Mark Heesen, president of the National Venture Capital Association, agreed. In a statement to the Wall Street Journal, he said, “Continuing to apply a capital gains tax rate to carried interest earned by venture capitalists who invest long-term to build new companies and create jobs is not only appropriate by definition, but from a public policy perspective it is paramount to U.S. economic recovery as we desperately need to encourage - not discourage – this high growth activity.”

Others disagreed. An investment manager from Hilton Head, S.C. said, “The carried-interest rules benefit me personally as a manager of investment partnerships. But even I can’t argue that they are sound tax policy.”

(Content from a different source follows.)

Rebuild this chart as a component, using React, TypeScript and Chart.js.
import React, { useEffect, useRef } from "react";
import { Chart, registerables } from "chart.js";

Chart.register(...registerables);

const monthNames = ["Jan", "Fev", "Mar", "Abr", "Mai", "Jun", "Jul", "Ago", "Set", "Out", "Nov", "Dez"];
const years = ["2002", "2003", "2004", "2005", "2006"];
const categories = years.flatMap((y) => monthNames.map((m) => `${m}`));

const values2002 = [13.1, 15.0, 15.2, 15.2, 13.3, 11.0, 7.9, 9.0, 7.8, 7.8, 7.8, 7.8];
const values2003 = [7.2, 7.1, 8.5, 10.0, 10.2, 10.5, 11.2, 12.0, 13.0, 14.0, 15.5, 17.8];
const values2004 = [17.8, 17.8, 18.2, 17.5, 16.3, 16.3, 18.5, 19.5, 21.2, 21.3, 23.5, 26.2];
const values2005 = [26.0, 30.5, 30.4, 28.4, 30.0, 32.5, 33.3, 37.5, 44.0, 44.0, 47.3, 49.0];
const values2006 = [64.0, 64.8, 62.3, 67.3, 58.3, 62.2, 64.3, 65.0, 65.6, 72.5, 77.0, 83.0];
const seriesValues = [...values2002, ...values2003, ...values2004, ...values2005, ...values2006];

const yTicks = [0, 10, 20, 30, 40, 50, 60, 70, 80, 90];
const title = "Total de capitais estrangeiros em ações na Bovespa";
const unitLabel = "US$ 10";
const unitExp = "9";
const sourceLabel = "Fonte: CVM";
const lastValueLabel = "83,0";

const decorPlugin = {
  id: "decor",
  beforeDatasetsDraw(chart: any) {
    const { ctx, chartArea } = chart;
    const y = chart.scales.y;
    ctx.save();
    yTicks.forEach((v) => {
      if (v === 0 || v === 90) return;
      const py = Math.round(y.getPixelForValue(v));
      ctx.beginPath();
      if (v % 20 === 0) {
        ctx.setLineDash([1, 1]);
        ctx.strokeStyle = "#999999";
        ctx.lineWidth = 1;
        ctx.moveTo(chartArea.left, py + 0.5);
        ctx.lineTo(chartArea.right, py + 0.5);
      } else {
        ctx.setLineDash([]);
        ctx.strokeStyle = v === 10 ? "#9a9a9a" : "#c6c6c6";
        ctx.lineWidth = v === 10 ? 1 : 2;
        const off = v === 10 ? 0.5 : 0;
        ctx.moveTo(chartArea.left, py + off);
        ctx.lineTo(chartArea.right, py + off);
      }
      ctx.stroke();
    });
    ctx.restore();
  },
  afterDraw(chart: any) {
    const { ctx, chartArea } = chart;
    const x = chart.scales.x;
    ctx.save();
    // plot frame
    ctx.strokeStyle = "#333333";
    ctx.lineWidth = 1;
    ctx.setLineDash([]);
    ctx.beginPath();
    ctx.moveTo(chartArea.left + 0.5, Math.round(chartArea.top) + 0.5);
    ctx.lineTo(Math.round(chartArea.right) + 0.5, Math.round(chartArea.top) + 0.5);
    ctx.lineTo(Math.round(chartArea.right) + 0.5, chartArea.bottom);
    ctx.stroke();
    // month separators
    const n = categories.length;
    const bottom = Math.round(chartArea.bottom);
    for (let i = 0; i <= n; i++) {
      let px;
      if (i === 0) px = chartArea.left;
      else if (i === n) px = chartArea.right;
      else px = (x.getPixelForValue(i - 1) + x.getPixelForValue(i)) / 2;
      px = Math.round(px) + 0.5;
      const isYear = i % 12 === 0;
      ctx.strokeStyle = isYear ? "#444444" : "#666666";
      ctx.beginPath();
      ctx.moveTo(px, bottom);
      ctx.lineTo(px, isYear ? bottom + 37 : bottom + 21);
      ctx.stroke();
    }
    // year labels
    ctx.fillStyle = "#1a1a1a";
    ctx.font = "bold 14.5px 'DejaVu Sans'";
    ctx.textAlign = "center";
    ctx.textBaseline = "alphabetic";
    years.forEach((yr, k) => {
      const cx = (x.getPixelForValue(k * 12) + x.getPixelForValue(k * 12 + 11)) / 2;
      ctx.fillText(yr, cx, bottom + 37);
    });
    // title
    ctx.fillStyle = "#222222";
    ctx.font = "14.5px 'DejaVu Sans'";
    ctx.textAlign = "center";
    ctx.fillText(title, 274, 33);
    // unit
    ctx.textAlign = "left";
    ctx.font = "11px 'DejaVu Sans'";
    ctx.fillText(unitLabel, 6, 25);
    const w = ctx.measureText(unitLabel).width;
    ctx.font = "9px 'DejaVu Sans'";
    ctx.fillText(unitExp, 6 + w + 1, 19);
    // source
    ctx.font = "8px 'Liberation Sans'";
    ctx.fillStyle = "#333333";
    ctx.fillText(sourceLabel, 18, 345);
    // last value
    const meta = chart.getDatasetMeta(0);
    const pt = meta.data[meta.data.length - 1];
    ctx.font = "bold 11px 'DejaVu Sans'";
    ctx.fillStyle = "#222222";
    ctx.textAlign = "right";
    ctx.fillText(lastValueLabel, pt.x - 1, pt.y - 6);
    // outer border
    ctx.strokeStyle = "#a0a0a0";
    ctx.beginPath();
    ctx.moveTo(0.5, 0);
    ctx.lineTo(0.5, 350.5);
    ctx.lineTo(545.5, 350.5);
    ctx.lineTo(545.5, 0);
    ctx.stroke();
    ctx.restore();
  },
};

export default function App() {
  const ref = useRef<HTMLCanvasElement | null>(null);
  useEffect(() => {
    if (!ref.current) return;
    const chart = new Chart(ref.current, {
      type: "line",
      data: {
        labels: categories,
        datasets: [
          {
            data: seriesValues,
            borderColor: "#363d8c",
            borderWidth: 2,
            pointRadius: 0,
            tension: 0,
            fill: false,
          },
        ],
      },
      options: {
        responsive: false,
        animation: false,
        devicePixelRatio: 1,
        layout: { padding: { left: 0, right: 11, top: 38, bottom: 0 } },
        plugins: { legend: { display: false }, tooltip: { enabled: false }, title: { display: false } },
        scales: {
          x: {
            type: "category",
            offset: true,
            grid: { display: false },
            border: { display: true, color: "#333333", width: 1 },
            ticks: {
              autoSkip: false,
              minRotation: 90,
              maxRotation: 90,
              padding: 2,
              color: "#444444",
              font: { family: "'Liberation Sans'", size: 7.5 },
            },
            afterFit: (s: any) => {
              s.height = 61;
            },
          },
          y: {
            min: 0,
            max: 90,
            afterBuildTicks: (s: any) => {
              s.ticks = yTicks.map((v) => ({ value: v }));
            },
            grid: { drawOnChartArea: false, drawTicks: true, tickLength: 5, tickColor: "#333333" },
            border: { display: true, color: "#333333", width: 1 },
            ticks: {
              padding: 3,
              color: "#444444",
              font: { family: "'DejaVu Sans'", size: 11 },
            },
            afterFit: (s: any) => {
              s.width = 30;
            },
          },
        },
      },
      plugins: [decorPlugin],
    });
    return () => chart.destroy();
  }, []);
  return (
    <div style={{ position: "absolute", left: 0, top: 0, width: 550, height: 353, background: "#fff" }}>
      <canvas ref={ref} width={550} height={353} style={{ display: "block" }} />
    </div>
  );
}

A few readers had technical questions. “Do you think REITs and Master Limited Partnerships would be included in changes on carried interest?” asked one adviser.

Independent tax analyst Robert Willens said no, because the dividends from most REITs and MLPs are already taxed at ordinary income rates. “They aren’t part of the discussion on carried interest,” he said. Neither has there been talk of changing the capital gains tax rates for timber REITs.

While some believe all carried interest should be taxed as ordinary income, others suggested a less radical approach. It is to tax the original award of carried interest at ordinary income rates but then allow further appreciation to be taxed as a capital gain.

Here’s an example: Say that Ted, Joe and Jane form a partnership. Ted and Joe each put in cash in return for an 80% of the profits, while Jane contributes her expertise in return for a 20% share. Jane would be taxed at ordinary income rates on her 20% profit share when she receives it. After that, her future appreciation would be taxed as capital gain.

“That would treat carried interest like executives’ restricted stock,” said Willens of the suggestion.